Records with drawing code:
## Start

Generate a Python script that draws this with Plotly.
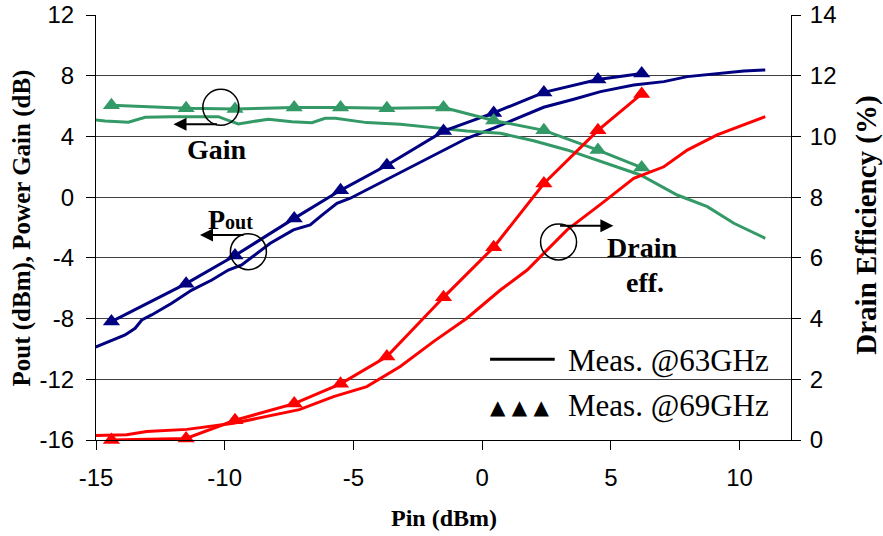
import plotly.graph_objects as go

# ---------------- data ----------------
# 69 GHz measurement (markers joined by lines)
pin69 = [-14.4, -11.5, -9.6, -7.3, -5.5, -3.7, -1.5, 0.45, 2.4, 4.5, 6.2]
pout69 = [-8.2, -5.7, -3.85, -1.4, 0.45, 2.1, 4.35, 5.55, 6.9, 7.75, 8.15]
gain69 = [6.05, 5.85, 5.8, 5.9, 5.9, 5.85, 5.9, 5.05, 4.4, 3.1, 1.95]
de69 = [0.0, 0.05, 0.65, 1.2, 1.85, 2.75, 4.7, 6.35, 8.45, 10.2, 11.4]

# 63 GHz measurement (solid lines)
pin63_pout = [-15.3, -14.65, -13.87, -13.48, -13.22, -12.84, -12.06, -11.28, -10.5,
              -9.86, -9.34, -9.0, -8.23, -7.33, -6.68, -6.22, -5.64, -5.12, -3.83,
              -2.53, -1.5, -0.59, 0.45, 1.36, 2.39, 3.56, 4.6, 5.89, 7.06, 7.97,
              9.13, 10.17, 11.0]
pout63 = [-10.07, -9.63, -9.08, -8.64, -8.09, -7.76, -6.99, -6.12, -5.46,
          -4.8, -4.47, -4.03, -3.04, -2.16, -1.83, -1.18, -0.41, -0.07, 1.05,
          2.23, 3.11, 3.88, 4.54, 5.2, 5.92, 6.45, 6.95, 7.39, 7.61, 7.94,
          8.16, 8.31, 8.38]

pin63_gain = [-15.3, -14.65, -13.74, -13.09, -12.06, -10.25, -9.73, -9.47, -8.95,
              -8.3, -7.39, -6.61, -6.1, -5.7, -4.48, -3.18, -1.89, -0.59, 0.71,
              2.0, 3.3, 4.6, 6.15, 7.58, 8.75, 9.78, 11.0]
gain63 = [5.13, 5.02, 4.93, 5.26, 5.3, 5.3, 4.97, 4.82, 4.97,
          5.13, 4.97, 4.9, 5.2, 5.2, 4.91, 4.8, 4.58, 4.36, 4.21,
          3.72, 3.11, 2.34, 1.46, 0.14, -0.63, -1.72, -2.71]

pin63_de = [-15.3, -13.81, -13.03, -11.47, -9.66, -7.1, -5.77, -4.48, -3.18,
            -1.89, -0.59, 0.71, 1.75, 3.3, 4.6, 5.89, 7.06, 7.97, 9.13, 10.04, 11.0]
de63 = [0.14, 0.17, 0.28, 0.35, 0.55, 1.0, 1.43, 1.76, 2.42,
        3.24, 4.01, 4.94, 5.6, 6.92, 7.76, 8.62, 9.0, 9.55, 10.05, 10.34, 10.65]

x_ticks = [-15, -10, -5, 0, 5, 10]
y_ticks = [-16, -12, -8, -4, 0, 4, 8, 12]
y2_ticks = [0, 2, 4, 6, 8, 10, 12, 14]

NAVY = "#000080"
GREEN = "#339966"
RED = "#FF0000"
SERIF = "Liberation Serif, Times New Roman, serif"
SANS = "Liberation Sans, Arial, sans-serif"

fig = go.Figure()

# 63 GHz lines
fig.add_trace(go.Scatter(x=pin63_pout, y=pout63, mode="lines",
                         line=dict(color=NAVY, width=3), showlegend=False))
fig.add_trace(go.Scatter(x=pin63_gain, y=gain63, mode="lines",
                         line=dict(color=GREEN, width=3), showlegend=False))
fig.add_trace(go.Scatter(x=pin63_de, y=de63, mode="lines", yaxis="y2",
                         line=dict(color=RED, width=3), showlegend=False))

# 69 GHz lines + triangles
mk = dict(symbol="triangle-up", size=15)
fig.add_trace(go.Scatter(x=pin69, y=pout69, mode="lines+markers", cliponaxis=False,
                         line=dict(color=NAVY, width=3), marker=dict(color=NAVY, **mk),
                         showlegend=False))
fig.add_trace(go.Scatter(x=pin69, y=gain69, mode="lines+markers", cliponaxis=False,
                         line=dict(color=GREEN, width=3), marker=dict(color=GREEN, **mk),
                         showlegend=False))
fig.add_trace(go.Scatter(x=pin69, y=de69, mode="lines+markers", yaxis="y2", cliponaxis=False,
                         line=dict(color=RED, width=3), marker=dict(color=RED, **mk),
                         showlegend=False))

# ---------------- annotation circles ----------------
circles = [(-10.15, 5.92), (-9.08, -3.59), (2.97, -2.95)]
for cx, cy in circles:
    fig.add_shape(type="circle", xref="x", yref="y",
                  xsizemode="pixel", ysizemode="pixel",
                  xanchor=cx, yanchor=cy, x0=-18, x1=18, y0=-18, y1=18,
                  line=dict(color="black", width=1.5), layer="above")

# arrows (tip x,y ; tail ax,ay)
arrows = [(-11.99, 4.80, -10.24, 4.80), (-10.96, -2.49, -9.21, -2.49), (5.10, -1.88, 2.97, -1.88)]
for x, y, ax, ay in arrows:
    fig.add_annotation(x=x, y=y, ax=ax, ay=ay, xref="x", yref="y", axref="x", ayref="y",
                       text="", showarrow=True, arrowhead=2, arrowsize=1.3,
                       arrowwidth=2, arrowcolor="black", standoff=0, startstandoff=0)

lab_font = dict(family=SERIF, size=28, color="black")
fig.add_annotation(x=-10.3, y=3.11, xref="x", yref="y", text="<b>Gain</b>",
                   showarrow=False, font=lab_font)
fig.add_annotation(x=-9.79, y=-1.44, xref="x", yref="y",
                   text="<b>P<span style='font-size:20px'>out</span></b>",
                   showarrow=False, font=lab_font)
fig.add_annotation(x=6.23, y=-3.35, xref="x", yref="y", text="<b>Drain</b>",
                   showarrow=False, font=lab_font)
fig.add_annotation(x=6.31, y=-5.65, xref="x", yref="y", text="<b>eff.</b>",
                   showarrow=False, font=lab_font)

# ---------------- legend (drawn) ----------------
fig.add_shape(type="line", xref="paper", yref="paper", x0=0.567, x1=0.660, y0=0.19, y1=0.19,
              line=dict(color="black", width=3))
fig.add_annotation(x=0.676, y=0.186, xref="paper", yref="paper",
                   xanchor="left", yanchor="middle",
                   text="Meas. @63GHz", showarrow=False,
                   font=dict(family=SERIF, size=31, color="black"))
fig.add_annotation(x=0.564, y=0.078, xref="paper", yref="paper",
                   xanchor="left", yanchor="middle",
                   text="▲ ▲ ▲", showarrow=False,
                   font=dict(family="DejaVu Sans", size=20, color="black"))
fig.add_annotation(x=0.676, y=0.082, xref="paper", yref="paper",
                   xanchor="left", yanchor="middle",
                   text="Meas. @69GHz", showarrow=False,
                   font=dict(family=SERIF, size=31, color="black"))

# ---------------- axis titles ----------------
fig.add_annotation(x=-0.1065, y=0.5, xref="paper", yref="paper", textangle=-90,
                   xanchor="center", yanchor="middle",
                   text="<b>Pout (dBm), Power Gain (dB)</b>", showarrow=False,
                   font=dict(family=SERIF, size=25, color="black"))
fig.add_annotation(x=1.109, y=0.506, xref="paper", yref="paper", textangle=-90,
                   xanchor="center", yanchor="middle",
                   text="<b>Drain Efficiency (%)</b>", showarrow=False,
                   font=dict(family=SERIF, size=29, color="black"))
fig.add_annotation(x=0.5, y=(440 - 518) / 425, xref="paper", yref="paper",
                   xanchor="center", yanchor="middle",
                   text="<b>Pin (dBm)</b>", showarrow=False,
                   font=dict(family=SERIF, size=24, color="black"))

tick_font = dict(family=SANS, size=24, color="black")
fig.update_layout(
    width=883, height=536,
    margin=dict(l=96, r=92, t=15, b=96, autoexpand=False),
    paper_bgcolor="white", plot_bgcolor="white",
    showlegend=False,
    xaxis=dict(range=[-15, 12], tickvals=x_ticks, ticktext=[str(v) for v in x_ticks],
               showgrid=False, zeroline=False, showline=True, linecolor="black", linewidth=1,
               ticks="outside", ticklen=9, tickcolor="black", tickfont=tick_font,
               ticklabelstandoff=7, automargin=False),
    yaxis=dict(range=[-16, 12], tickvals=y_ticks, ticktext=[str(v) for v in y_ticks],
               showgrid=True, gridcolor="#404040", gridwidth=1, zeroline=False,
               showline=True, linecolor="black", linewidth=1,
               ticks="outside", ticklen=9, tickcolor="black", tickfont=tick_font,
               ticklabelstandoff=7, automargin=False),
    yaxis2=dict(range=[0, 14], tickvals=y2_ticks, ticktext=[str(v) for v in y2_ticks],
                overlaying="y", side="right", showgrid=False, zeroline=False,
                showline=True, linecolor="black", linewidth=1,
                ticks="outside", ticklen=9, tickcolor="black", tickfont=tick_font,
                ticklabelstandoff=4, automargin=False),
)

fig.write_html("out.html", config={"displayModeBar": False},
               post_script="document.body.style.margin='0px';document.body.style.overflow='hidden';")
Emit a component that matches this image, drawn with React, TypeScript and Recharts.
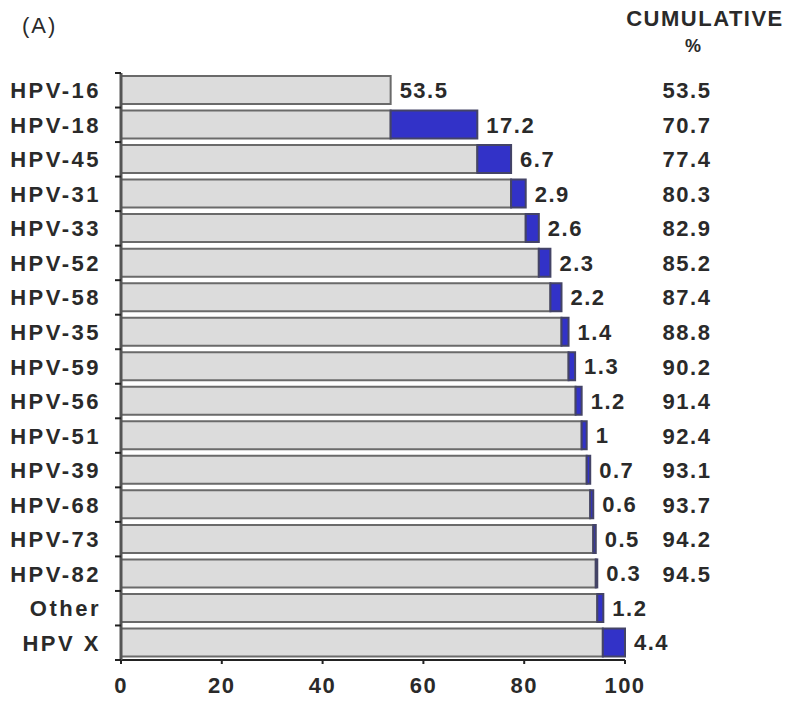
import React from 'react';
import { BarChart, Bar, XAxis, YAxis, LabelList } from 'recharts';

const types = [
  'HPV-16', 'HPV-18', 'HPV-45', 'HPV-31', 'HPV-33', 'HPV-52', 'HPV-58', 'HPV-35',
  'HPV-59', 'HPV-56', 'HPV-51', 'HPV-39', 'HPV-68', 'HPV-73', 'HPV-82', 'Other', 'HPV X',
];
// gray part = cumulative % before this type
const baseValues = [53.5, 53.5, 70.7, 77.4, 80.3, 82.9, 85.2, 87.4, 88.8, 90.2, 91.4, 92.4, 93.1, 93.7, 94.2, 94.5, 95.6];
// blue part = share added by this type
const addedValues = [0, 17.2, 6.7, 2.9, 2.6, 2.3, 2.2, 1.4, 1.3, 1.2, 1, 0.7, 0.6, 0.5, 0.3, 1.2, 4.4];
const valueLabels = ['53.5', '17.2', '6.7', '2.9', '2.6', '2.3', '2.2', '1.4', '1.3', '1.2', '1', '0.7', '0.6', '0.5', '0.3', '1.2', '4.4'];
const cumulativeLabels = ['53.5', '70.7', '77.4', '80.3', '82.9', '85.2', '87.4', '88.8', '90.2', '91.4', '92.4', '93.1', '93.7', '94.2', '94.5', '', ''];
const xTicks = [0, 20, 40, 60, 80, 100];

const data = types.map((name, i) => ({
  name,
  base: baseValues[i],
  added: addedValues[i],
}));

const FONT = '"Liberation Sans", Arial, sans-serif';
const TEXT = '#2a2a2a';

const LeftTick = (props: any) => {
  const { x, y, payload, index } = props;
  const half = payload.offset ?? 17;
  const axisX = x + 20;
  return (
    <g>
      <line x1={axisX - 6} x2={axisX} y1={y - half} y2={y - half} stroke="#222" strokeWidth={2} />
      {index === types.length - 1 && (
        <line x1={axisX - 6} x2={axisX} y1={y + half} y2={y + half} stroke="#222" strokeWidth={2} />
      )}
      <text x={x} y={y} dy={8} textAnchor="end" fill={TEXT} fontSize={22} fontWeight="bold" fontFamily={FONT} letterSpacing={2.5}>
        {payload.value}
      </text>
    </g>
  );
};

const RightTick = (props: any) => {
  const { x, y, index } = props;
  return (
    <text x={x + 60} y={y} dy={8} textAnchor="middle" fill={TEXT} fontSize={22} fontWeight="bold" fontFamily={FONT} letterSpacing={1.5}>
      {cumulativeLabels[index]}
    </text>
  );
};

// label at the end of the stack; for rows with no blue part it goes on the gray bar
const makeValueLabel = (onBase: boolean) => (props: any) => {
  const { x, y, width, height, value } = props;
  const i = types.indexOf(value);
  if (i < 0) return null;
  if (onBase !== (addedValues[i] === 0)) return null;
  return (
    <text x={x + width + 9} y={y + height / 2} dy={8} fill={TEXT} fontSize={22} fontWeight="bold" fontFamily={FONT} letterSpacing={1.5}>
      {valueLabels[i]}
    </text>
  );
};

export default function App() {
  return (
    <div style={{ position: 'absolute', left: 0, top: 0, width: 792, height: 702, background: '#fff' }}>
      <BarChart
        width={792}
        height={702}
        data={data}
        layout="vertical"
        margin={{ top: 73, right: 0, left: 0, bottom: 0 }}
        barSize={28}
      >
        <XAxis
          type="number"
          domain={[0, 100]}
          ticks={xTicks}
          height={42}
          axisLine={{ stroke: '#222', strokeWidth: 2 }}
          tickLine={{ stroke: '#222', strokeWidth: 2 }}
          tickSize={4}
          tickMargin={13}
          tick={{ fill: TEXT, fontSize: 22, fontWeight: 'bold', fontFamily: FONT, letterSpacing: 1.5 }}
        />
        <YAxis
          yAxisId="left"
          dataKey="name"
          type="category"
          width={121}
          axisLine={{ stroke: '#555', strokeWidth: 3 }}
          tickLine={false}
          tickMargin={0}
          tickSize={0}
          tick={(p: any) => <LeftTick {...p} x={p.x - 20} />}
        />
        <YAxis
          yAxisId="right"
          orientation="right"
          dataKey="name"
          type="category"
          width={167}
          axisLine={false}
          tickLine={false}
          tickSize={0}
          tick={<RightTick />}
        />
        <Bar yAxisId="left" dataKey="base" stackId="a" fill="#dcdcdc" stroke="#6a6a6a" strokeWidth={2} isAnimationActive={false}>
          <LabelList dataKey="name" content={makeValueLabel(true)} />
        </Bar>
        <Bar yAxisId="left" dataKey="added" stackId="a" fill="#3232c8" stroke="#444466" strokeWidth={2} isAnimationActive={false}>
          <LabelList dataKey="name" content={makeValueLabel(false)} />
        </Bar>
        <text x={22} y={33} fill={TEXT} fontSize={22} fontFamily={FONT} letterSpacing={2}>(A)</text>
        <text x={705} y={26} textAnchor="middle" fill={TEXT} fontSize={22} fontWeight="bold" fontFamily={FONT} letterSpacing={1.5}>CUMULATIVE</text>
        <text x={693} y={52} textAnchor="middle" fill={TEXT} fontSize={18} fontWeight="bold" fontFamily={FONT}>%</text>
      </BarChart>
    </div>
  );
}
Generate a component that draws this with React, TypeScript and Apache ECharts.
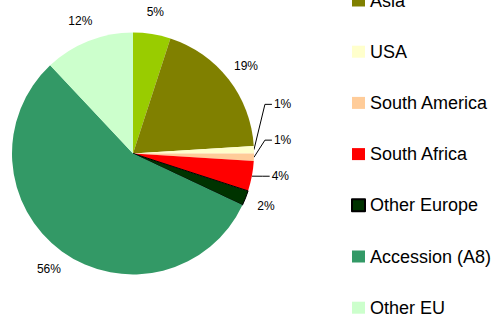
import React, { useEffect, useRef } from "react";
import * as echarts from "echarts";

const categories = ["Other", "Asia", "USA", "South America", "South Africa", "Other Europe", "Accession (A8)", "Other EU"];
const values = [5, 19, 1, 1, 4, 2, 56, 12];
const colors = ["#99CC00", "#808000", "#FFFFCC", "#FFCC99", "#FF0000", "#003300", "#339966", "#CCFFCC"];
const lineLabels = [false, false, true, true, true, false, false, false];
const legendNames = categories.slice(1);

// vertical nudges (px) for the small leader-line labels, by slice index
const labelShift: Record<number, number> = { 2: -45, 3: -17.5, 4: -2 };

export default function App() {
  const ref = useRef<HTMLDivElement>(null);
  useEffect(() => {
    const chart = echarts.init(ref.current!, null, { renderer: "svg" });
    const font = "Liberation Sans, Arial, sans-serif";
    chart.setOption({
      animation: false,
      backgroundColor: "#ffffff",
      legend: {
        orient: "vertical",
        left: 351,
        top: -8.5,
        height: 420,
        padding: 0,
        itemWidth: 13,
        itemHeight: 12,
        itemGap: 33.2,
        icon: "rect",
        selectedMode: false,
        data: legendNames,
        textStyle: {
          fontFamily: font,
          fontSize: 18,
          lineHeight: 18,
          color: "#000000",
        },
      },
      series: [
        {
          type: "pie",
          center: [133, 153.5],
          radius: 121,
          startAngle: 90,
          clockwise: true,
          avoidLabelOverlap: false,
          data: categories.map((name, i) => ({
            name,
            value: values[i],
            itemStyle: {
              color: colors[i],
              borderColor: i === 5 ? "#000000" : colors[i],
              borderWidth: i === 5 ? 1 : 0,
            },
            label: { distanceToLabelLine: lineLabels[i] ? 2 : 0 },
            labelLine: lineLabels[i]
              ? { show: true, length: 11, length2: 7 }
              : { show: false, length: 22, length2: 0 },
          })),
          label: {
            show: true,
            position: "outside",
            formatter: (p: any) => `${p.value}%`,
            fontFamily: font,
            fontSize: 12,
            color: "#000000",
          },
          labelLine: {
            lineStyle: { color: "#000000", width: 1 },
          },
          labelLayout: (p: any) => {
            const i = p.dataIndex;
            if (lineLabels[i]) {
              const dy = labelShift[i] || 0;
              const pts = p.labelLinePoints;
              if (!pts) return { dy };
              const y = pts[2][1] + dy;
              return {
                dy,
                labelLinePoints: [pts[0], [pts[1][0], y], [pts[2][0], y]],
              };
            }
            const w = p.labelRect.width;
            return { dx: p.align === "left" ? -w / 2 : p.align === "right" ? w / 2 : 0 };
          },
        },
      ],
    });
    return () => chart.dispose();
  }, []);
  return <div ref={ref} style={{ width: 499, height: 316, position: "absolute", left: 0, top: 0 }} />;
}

## End

Stated goal — Without any pictures, reproduce the lines from the first one in the material through the line that has "8.16, 8.31, 8.38]", exactly as they appear.

Exercise output —
Generate a Python script that draws this with Plotly.
import plotly.graph_objects as go

# ---------------- data ----------------
# 69 GHz measurement (markers joined by lines)
pin69 = [-14.4, -11.5, -9.6, -7.3, -5.5, -3.7, -1.5, 0.45, 2.4, 4.5, 6.2]
pout69 = [-8.2, -5.7, -3.85, -1.4, 0.45, 2.1, 4.35, 5.55, 6.9, 7.75, 8.15]
gain69 = [6.05, 5.85, 5.8, 5.9, 5.9, 5.85, 5.9, 5.05, 4.4, 3.1, 1.95]
de69 = [0.0, 0.05, 0.65, 1.2, 1.85, 2.75, 4.7, 6.35, 8.45, 10.2, 11.4]

# 63 GHz measurement (solid lines)
pin63_pout = [-15.3, -14.65, -13.87, -13.48, -13.22, -12.84, -12.06, -11.28, -10.5,
              -9.86, -9.34, -9.0, -8.23, -7.33, -6.68, -6.22, -5.64, -5.12, -3.83,
              -2.53, -1.5, -0.59, 0.45, 1.36, 2.39, 3.56, 4.6, 5.89, 7.06, 7.97,
              9.13, 10.17, 11.0]
pout63 = [-10.07, -9.63, -9.08, -8.64, -8.09, -7.76, -6.99, -6.12, -5.46,
          -4.8, -4.47, -4.03, -3.04, -2.16, -1.83, -1.18, -0.41, -0.07, 1.05,
          2.23, 3.11, 3.88, 4.54, 5.2, 5.92, 6.45, 6.95, 7.39, 7.61, 7.94,
          8.16, 8.31, 8.38]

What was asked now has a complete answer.